What It’s About
In the near future, humans have found myriad ways to augment themselves. These new developments are both feared and anticipated, used and abused. A fragile balance of power lies between those who would explore the limits of transhumanist technologies and those who would limit and regulate it. When a new street drug gives people the ability to connect empathically and telepathically, however, the two forces are forced to come to a head.
Why I Think You’d Like It
As far as my personal tastes go, this is the gold standard for hard sci-fi. As much as I enjoy SF elements justified with “because it’s cool,” there is something special about intensely researched, maximally plausible science fiction. The only reason I don’t read more of it is that, too often, the characters aren’t people. For me personally, that’s an absolute dealbreaker.

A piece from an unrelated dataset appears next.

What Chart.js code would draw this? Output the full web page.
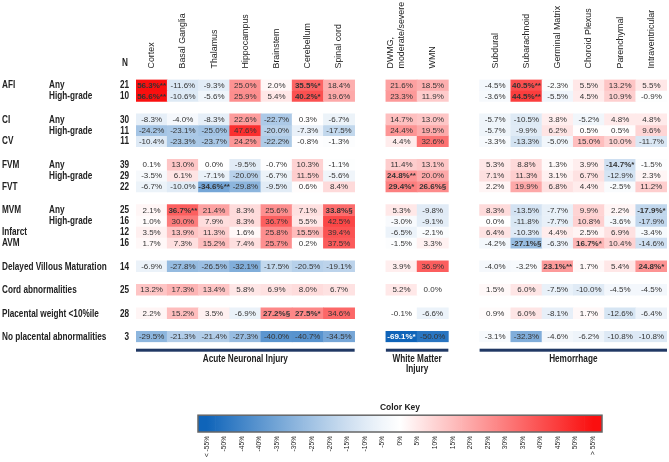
<!DOCTYPE html>
<html>
<head>
<meta charset="utf-8">
<script src="https://cdn.jsdelivr.net/npm/chart.js@4.4.1/dist/chart.umd.min.js"></script>
<style>
  html, body { margin: 0; padding: 0; background: #fff; }
  #wrap { position: relative; width: 669px; height: 462px; overflow: hidden; }
  #heat { position: absolute; left: 0; top: 0; }
  #key { position: absolute; left: 0; top: 395px; }
</style>
</head>
<body>
<div id="wrap">
  <canvas id="heat" width="669" height="395"></canvas>
  <canvas id="key" width="669" height="67"></canvas>
</div>
<script>
// colunas (rótulos do cabeçalho)
const acuteCols = ['Cortex', 'Basal Ganglia', 'Thalamus', 'Hippocampus', 'Brainstem', 'Cerebellum', 'Spinal cord'];
const whiteCols = ['DWMG', 'WMN'];
const hemCols = ['Subdural', 'Subarachnoid', 'Germinal Matrix', 'Choroid Plexus', 'Parenchymal', 'Intraventricular'];

// linhas
const rowGroups = ['AFI', '', 'CI', '', 'CV', 'FVM', '', 'FVT', 'MVM', '', 'Infarct', 'AVM',
  'Delayed Villous Maturation', 'Cord abnormalities', 'Placental weight <10%ile', 'No placental abnormalities'];
const rowSubs = ['Any', 'High-grade', 'Any', 'High-grade', '', 'Any', 'High-grade', '', 'Any', 'High-grade',
  '', '', '', '', '', ''];
const rowN = [21, 10, 30, 11, 11, 39, 29, 22, 25, 16, 12, 16, 14, 25, 28, 3];
const rowBlock = [0, 0, 1, 1, 1, 2, 2, 2, 3, 3, 3, 3, 4, 5, 6, 7];

// valores (%)
const acuteVals = [
  [56.3, -11.6, -9.3, 25.0, 2.0, 35.5, 18.4],
  [56.6, -10.6, -5.6, 25.9, 5.4, 40.2, 19.6],
  [-8.3, -4.0, -8.3, 22.6, -22.7, 0.3, -6.7],
  [-24.2, -23.1, -25.0, 47.6, -20.0, -7.3, -17.5],
  [-10.4, -23.3, -23.7, 24.2, -22.2, -0.8, -1.3],
  [0.1, 13.0, 0.0, -9.5, -0.7, 10.3, -1.1],
  [-3.5, 6.1, -7.1, -20.0, -6.7, 11.5, -5.6],
  [-6.7, -10.0, -34.6, -29.8, -9.5, 0.6, 8.4],
  [2.1, 36.7, 21.4, 8.3, 25.6, 7.1, 33.8],
  [1.0, 30.0, 7.9, 8.3, 36.7, 5.5, 42.5],
  [3.5, 13.9, 11.3, 1.6, 25.8, 15.5, 39.4],
  [1.7, 7.3, 15.2, 7.4, 25.7, 0.2, 37.5],
  [-6.9, -27.8, -26.5, -32.1, -17.5, -20.5, -19.1],
  [13.2, 17.3, 13.4, 5.8, 6.9, 8.0, 6.7],
  [2.2, 15.2, 3.5, -6.9, 27.2, 27.5, 34.6],
  [-29.5, -21.3, -21.4, -27.3, -40.0, -40.7, -34.5]
];
const whiteVals = [
  [21.6, 18.5], [23.3, 11.9], [14.7, 13.0], [24.4, 19.5], [4.4, 32.6], [11.4, 13.1],
  [24.8, 20.0], [29.4, 26.6], [5.3, -9.8], [-3.0, -9.1], [-6.5, -2.1], [-1.5, 3.3],
  [3.9, 36.9], [5.2, 0.0], [-0.1, -6.6], [-69.1, -50.0]
];
const hemVals = [
  [-4.5, 40.5, -2.3, 5.5, 13.2, 5.5],
  [-3.6, 44.5, -5.5, 4.5, 10.9, -0.9],
  [-5.7, -10.5, 3.8, -5.2, 4.8, 4.8],
  [-5.7, -9.9, 6.2, 0.5, 0.5, 9.6],
  [-3.3, -13.3, -5.0, 15.0, 10.0, -11.7],
  [5.3, 8.8, 1.3, 3.9, -14.7, -1.5],
  [7.1, 11.3, 3.1, 6.7, -12.9, 2.3],
  [2.2, 19.9, 6.8, 4.4, -2.5, 11.2],
  [8.3, -13.5, -7.7, 9.9, 2.2, -17.9],
  [0.0, -11.8, -7.7, 10.8, -3.6, -17.9],
  [6.4, -10.3, 4.4, 2.5, 6.9, -3.4],
  [-4.2, -27.1, -6.3, 16.7, 10.4, -14.6],
  [-4.0, -3.2, 23.1, 1.7, 5.4, 24.8],
  [1.5, 6.0, -7.5, -10.0, -4.5, -4.5],
  [0.9, 6.0, -8.1, 1.7, -12.6, -6.4],
  [-3.1, -32.3, -4.6, -6.2, -10.8, -10.8]
];

// significância: [linha, coluna, marca]
const sigMarks = [
  [0, 'Cortex', '**'], [0, 'Cerebellum', '*'], [0, 'Subarachnoid', '**'],
  [1, 'Cortex', '**'], [1, 'Cerebellum', '*'], [1, 'Subarachnoid', '**'],
  [5, 'Parenchymal', '*'],
  [6, 'DWMG', '**'],
  [7, 'Thalamus', '**'], [7, 'DWMG', '*'], [7, 'WMN', '§'],
  [8, 'Basal Ganglia', '**'], [8, 'Spinal cord', '§'], [8, 'Intraventricular', '*'],
  [11, 'Subarachnoid', '§'], [11, 'Choroid Plexus', '*'],
  [12, 'Germinal Matrix', '**'], [12, 'Intraventricular', '*'],
  [14, 'Brainstem', '§'], [14, 'Cerebellum', '*'],
  [15, 'DWMG', '*']
];

const keyLabels = ['< -55%', '-50%', '-45%', '-40%', '-35%', '-30%', '-25%', '-20%', '-15%', '-10%', '-5%',
  '0%', '5%', '10%', '15%', '20%', '25%', '30%', '35%', '40%', '45%', '50%', '> 55%'];
const keyValues = [-55, -50, -45, -40, -35, -30, -25, -20, -15, -10, -5, 0, 5, 10, 15, 20, 25, 30, 35, 40, 45, 50, 55];

const REG = '"Liberation Sans", Arial, sans-serif';
const HEAD_SIZE = 8.9;
const BLOCK_GAP = 1.15;

// colunas com espaços entre os grupos
const colKeys = [...acuteCols, '', ...whiteCols, '', ...hemCols];
const headerLabels = colKeys.map(k => k === 'DWMG' ? ['DWMG,', 'moderate/severe'] : k);

function rowValues(r) {
  return [...acuteVals[r], null, ...whiteVals[r], null, ...hemVals[r]];
}

function cellColor(v) {
  const t = Math.min(Math.abs(v) / 55, 1);
  let end, k;
  if (v < 0) { end = [15, 100, 185]; k = Math.pow(t, 1.2); }
  else { end = [250, 15, 15]; k = t; }
  const c = end.map(e => Math.round(255 + (e - 255) * k));
  return 'rgb(' + c.join(',') + ')';
}

// texto condensado (imita Arial Narrow)
function narrowText(ctx, text, x, y, align) {
  ctx.save();
  ctx.translate(x, y);
  ctx.scale(0.82, 1);
  ctx.textAlign = align;
  ctx.fillText(text, 0, 0);
  ctx.restore();
}

const rowPos = rowN.map((n, r) => r + rowBlock[r] * BLOCK_GAP);
const lastPos = rowPos[rowPos.length - 1];

const datasets = rowN.map((n, r) => {
  const vals = rowValues(r);
  return {
    label: (rowGroups[r] + ' ' + rowSubs[r]).trim(),
    values: vals,
    data: vals.map(v => v === null ? null : [rowPos[r] - 0.5, rowPos[r] + 0.5]),
    backgroundColor: vals.map(v => v === null ? 'rgba(0,0,0,0)' : cellColor(v)),
    borderWidth: 0,
    barPercentage: 1,
    categoryPercentage: 1,
    grouped: false
  };
});

function markFor(r, key) {
  const m = sigMarks.find(s => s[0] === r && s[1] === key);
  return m ? m[2] : '';
}

// textos das células
const cellText = {
  id: 'cellText',
  afterDatasetsDraw(chart) {
    const ctx = chart.ctx;
    ctx.save();
    ctx.textAlign = 'center';
    ctx.textBaseline = 'middle';
    chart.data.datasets.forEach((ds, r) => {
      const meta = chart.getDatasetMeta(r);
      ds.values.forEach((v, j) => {
        if (v === null) return;
        const bar = meta.data[j];
        const mark = markFor(r, colKeys[j]);
        ctx.font = (mark ? 'bold ' : '') + '8px ' + REG;
        ctx.fillStyle = v <= -55 ? '#fff' : '#333';
        ctx.fillText(v.toFixed(1) + '%' + mark, bar.x, (bar.y + bar.base) / 2 + 0.5);
      });
    });
    ctx.restore();
  }
};

// rótulos das linhas, N e grupos de colunas
const sideText = {
  id: 'sideText',
  afterDraw(chart) {
    const ctx = chart.ctx;
    const y = chart.scales.y;
    const x = chart.scales.x;
    ctx.save();
    ctx.fillStyle = '#222';
    ctx.textBaseline = 'middle';
    ctx.font = 'bold 10px ' + REG;
    rowN.forEach((n, r) => {
      const py = y.getPixelForValue(rowPos[r]) + 0.5;
      narrowText(ctx, rowGroups[r], 2, py, 'left');
      narrowText(ctx, rowSubs[r], 49, py, 'left');
      narrowText(ctx, String(n), 129, py, 'right');
    });
    narrowText(ctx, 'N', 125, 63, 'center');

    const half = (x.getPixelForValue(1) - x.getPixelForValue(0)) / 2;
    const groups = [
      { from: 'Cortex', to: 'Spinal cord', text: ['Acute Neuronal Injury'] },
      { from: 'DWMG', to: 'WMN', text: ['White Matter', 'Injury'] },
      { from: 'Subdural', to: 'Intraventricular', text: ['Hemorrhage'] }
    ];
    const top = chart.chartArea.bottom;
    groups.forEach(g => {
      const x0 = x.getPixelForValue(colKeys.indexOf(g.from)) - half;
      const x1 = x.getPixelForValue(colKeys.indexOf(g.to)) + half;
      ctx.fillStyle = '#203864';
      ctx.fillRect(x0, top + 6.5, x1 - x0, 3);
      ctx.fillStyle = '#222';
      g.text.forEach((t, i) => narrowText(ctx, t, (x0 + x1) / 2, top + 17.5 + i * 10, 'center'));
    });
    ctx.restore();
  }
};

new Chart(document.getElementById('heat'), {
  type: 'bar',
  data: { labels: headerLabels, datasets: datasets },
  options: {
    responsive: false,
    animation: false,
    layout: { padding: { left: 136, right: 2, top: 0, bottom: 52.8 } },
    plugins: { legend: { display: false }, tooltip: { enabled: false } },
    scales: {
      x: {
        position: 'top',
        grid: { display: false, drawTicks: false },
        border: { display: false },
        ticks: {
          autoSkip: false,
          minRotation: 90,
          maxRotation: 90,
          padding: 11,
          labelOffset: HEAD_SIZE * 1.2,
          color: '#222',
          font: { family: REG, size: HEAD_SIZE }
        },
        afterFit(scale) { scale.height = 79.5; }
      },
      y: {
        type: 'linear',
        display: false,
        reverse: true,
        min: -0.5,
        max: lastPos + 0.5
      }
    }
  },
  plugins: [cellText, sideText]
});

// legenda de cores
const keyBorder = {
  id: 'keyBorder',
  afterDatasetsDraw(chart) {
    const a = chart.chartArea;
    const ctx = chart.ctx;
    ctx.save();
    ctx.strokeStyle = '#666';
    ctx.lineWidth = 1.5;
    ctx.strokeRect(a.left, a.top, a.right - a.left, a.bottom - a.top);
    ctx.restore();
  }
};

new Chart(document.getElementById('key'), {
  type: 'bar',
  data: {
    labels: keyLabels,
    datasets: [{
      data: keyLabels.map(() => 1),
      borderWidth: 0,
      barPercentage: 1,
      categoryPercentage: 1,
      backgroundColor(context) {
        const chart = context.chart;
        const a = chart.chartArea;
        if (!a) return '#fff';
        const g = chart.ctx.createLinearGradient(a.left, 0, a.right, 0);
        g.addColorStop(0, cellColor(keyValues[0]));
        keyValues.forEach((v, i) => g.addColorStop((i + 0.5) / keyValues.length, cellColor(v)));
        g.addColorStop(1, cellColor(keyValues[keyValues.length - 1]));
        return g;
      }
    }]
  },
  options: {
    responsive: false,
    animation: false,
    layout: { padding: { left: 198, right: 67, top: 0, bottom: 0 } },
    plugins: {
      legend: { display: false },
      tooltip: { enabled: false },
      title: {
        display: true,
        text: 'Color Key',
        color: '#222',
        font: { family: REG, size: 8.5, weight: 'bold' },
        padding: { top: 8, bottom: 2 }
      }
    },
    scales: {
      x: {
        grid: { display: false, drawTicks: false },
        border: { display: false },
        ticks: {
          autoSkip: false,
          minRotation: 90,
          maxRotation: 90,
          padding: 4,
          color: '#222',
          font: { family: REG, size: 6.6 }
        },
        afterFit(scale) { scale.height = 30; }
      },
      y: { display: false, min: 0, max: 1 }
    }
  },
  plugins: [keyBorder]
});
</script>
</body>
</html>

Ramez Naam was a computer programmer and posthumanist philosopher long before he started writing fiction. He knows his stuff. But what I love most is how alive his characters are. He has an enormous cast to juggle; not quite to the George R. R. Martin level, but to the level of someone who has his picture on their vision board. Despite that, every one has their own distinct voice. He shows you who looks for the exits first when they enter a room, and who wanders over to the paintings on the wall, who defines themselves in relation to their past and who obsessively imagines the future, who spends most of their time admiring others and who calculates the best way to use others, and who barely thinks of other people at all. All of that happens so naturally that it took me a while to realize just why I had such an easy time keeping track of whose head I was in. This book gave me revelations on how to write characters.
I also love that, although he has his own thoughts on whether or not transhumanist evolution would be a good thing, he avoids simply dividing his cast into heroes and villains. There are characters who horrifically abuse technology that he clearly loves, and there are characters who have painfully sympathetic reasons for opposing it. While he successfully brings you around to his side, he does so without resorting to strawmen or other cheap narrative tricks. Or at least, he did with me; I think even if you’re not totally convinced, you’ll still enjoy the book, which is a testament to how well he explores the idea.
He also does representation exactly the way I think all authors should. The women all have goals that don’t revolve around men and relationships, and Bechdel’s Test is passed every few pages, with the natural ease that should be normal. Some people are randomly queer because the real world has random queer people. It starts out on the West Coast, and the characters come from an accurate variety of backgrounds. When they travel to Thailand, most of the new characters are Thai. That shouldn’t be remarkable, but you know what you mean. We’ve all seen the story set in a foreign country yet no important person is actually from there. I don’t know how accurate, say, the Thai culture is, but I can say that everybody was a person first, with gender/sexuality/ethnicity being just one among many pieces making up who they are.
All of this plays beautifully into the plot. He is telling a story about a fundamental reshaping of humanity, and to tell that story right, capturing humanity itself is essential. He absolutely nails it.
It is a fairly intense book. Many factions are violent, and there are plenty of character deaths. Even when there is no actual fight scene, the threat of violence usually present.
He also explores the emotional and psychological abuses of this technology. This includes personality rewriting and taking over other people’s body. There are references to the technology being used for sexual abuses. It’s one case where I actually thought it was justified by the story. I hate it when rape is just treated as a requirement to make a story Gritty And Realistic(TM). But when violations of bodily autonomy and consent are an issue intregal your story, not acknowledging sexual violence would be a problematic oversight. One thing I appreciated was that these uses mostly happen offscreen. It mentioned as a reality and recalled as part of a few character’s backstories, but he never sucks you into a graphic scene.
There are also explicit sex scenes, but the only thing that’s portrayed as sexy is enthusiastic consent. There is one scene that might be triggering; a man is trying to hook up with a woman, and he has used a behavior modifying program to get over his awkwardness in flirting. A bug in the program causes him to lose control of his body. This is not portrayed as sexy, but equal parts scary and embarrassing. Neither of them suffer any long term harm, and if you want you can skip to the next line break without missing anything important.
Also there’s swearing, drugs and alcohol. Yeah, it’s definitely a grown-up book.